A Silent Voice

    I wrote an article comparing the anime and manga versions of A Silent Voice for the AllTheAnime blog, while the following review was published in the BFI’s Sight & Sound.

    Even more than last year’s blockbuster Your Name, the Japan-animated A Silent Voice feels like a film which happens to be animated, as opposed to an animated film. While very well-drawn, A Silent Voice has little of Your Name’s ostentatious spectacle, instead telling a largely believable, character-driven story which could certainly have been made in live-action. (For some cartoon purists, that is a sin in itself; if so, it’s a sin anime has been committing for decades.) Very unusually for an animated film, its credits are dominated by women: director Naoko Yamada, scriptwriter Reiko Yoshida and original manga writer Yoshitoki Oima.

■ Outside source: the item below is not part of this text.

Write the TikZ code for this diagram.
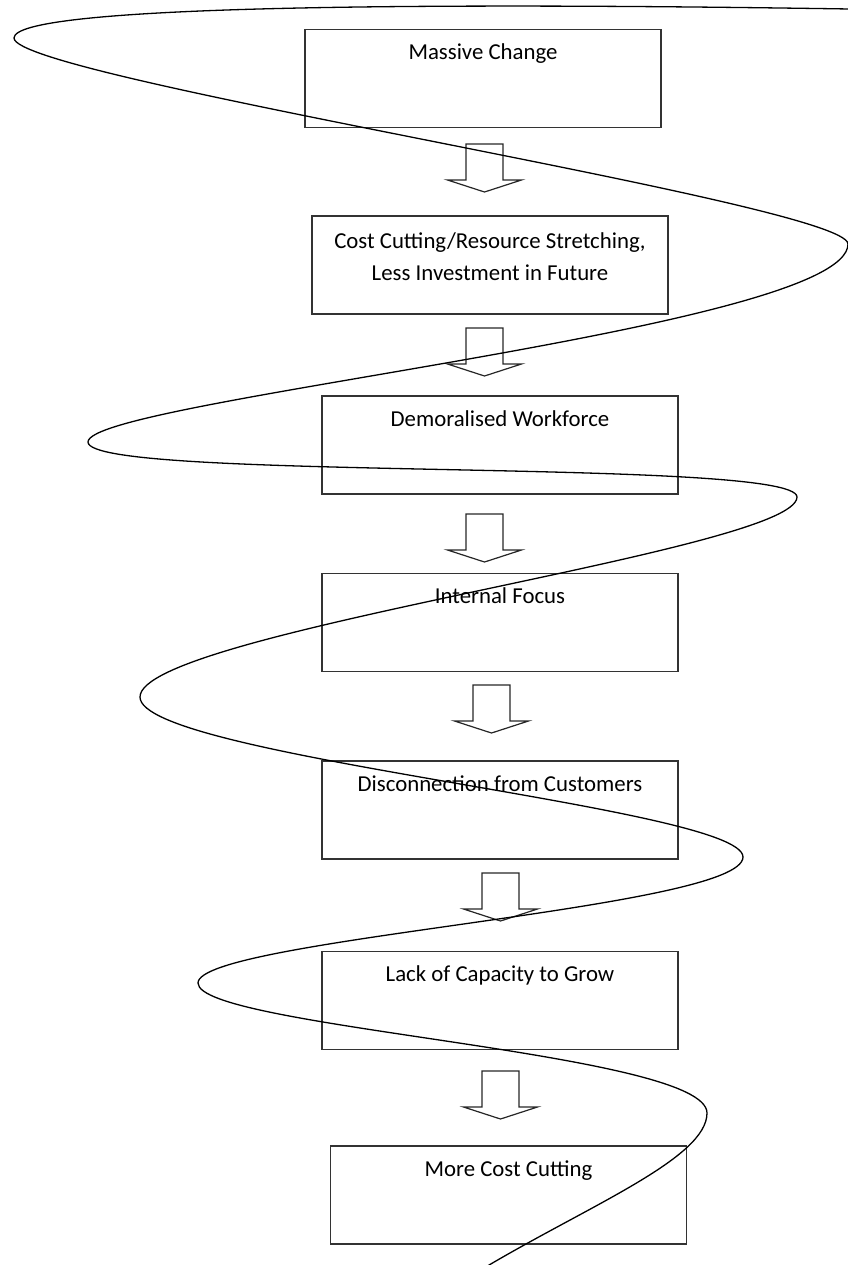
\documentclass[tikz,border=0pt]{standalone}
\usepackage{fontspec}
\setmainfont{Carlito}
\begin{document}
\begin{tikzpicture}[x=0.5pt,y=-0.5pt]
\tikzset{
 box/.style={draw=black!80, line width=0.6pt, minimum width=178pt, minimum height=49pt, inner sep=0pt, outer sep=0pt},
 lbl/.style={font=\fontsize{11.4}{16}\selectfont, inner sep=0pt, anchor=base},
 blockarr/.pic={\draw[line width=0.6pt, line join=miter, draw=black!85] (-18.5,0) -- (-18.5,36) -- (-37,36) -- (0,48) -- (37,36) -- (18.5,36) -- (18.5,0) -- cycle;},
 spiral/.style={line width=0.65pt, line cap=round}
}
\useasboundingbox (0,0) rectangle (847,1265);
% boxes
\node[box] (b1) at (483,78.5) {};
\node[box] (b2) at (490,265) {};
\node[box] (b3) at (500,445) {};
\node[box] (b4) at (500,622.5) {};
\node[box] (b5) at (500,810) {};
\node[box] (b6) at (500,1000.5) {};
\node[box] (b7) at (508.5,1195) {};
% labels
\node[lbl] (t1) at ([yshift=-15pt]b1.north) {Massive Change};
\node[lbl] (t2a) at ([yshift=-16pt]b2.north) {Cost Cutting/Resource Stretching,};
\node[lbl] (t2b) at ([yshift=-32pt]b2.north) {Less Investment in Future};
\node[lbl] (t3) at ([yshift=-15pt]b3.north) {Demoralised Workforce};
\node[lbl] (t4) at ([yshift=-15pt]b4.north) {Internal Focus};
\node[lbl] (t5) at ([yshift=-15pt]b5.north) {Disconnection from Customers};
\node[lbl] (t6) at ([yshift=-15pt]b6.north) {Lack of Capacity to Grow};
\node[lbl] (t7) at ([yshift=-15pt]b7.north) {More Cost Cutting};
% block arrows
\pic at (484.5,144) {blockarr};
\pic at (484.5,328) {blockarr};
\pic at (484.5,514) {blockarr};
\pic at (491.5,685) {blockarr};
\pic at (500.5,873) {blockarr};
\pic at (500.5,1071) {blockarr};
% spiral
\draw[spiral] (850,9) .. controls (400,2) and (14,6) .. (14,38)
 .. controls (14,78) and (848,204) .. (848,244)
 .. controls (848,329) and (88,400) .. (88,442)
 .. controls (88,482) and (797,457) .. (797,497)
 .. controls (797,551) and (140,632) .. (140,697)
 .. controls (140,757) and (743,807) .. (743,857)
 .. controls (743,909) and (198,939) .. (198,983)
 .. controls (198,1028) and (707,1052) .. (707,1113)
 .. controls (707,1158) and (590,1205) .. (484,1268);
\end{tikzpicture}
\end{document}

    A Silent Voice is also unusual in being a reflection on school bullying. While many Japanese cartoons involve school-age characters, bullying is usually a device to mark out the antagonists. A Silent Voice is far bolder; its viewpoint character is the bully, a boy called Shoya. In the opening scenes, he’s a boisterous primary schooler, who resents the new girl joining their class. Called Shoko, she’s deaf, which gives Shoya (who sits behind her) the chance to play increasingly vicious pranks, from shouting at the back of her head to throwing her expensive hearing aids out of the window.

    For a long time, the class and even a teacher are complicit in Shoya’s persecution of Shoko. Finally, though, Shoya finds the tables turned, becoming a victim of bullying too. Most of the film is set five years later, when Shoya is an introverted teen with a bad reputation, whose self-loathing has grown to the point that he plans suicide. However, an encounter with Shoko (whom he hasn’t seen for years) sparks a desperate desire in him to make amends.

    A Silent Voice is uneven but largely compelling, exploring a delicate subject through intelligent scripting and accessible characters. The film has plenty of modern Japan icons, from cat cafes (where customers pay to play with cats), to summer firework festivals. However, the situation feels universal, especially the opening primary-school scenes, which are so masterfully cut and composed that the rest of the film struggles to match them.

    Although the victimised Shoko at first seems an angel who needs protection from the world – and her perspective is rarely shown directly – the film adds complexity through another girl involved in the bullying. As a teen, this girl refuses to apologise for her actions, arguing that she gave Shoko every obvious message to avoid her. It’s a self-serving argument, certainly, but it’s also a good insight into how Shoko’s behaviour of constantly apologising and vainly trying to be friends could deepen a bully’s contempt.

    Produced with vivid detail and delicacy, A Silent Voice has a few more cartoonish touches and character designs that may jar some viewers out of the story. More seriously, the story involves a great many characters; while the film balances them with admirable skill, it still ends up feeling overloaded and unwieldy, though its opening scenes would make an outstanding short film on their own. Unsurprisingly, the source serial manga told the story at far great leisure and length.

    The biggest problem, though, is with A Silent Voice’s closing ten minutes. There’s nothing wrong with the basic ending, but the script unwisely brings in a supernatural suggestion of shared dreams, and a melodramatic reunion between the main characters that’s fatally laughable. After that stumble, the multiple extra resolutions feel very protracted, especially for a film that’s already over the two-hour mark.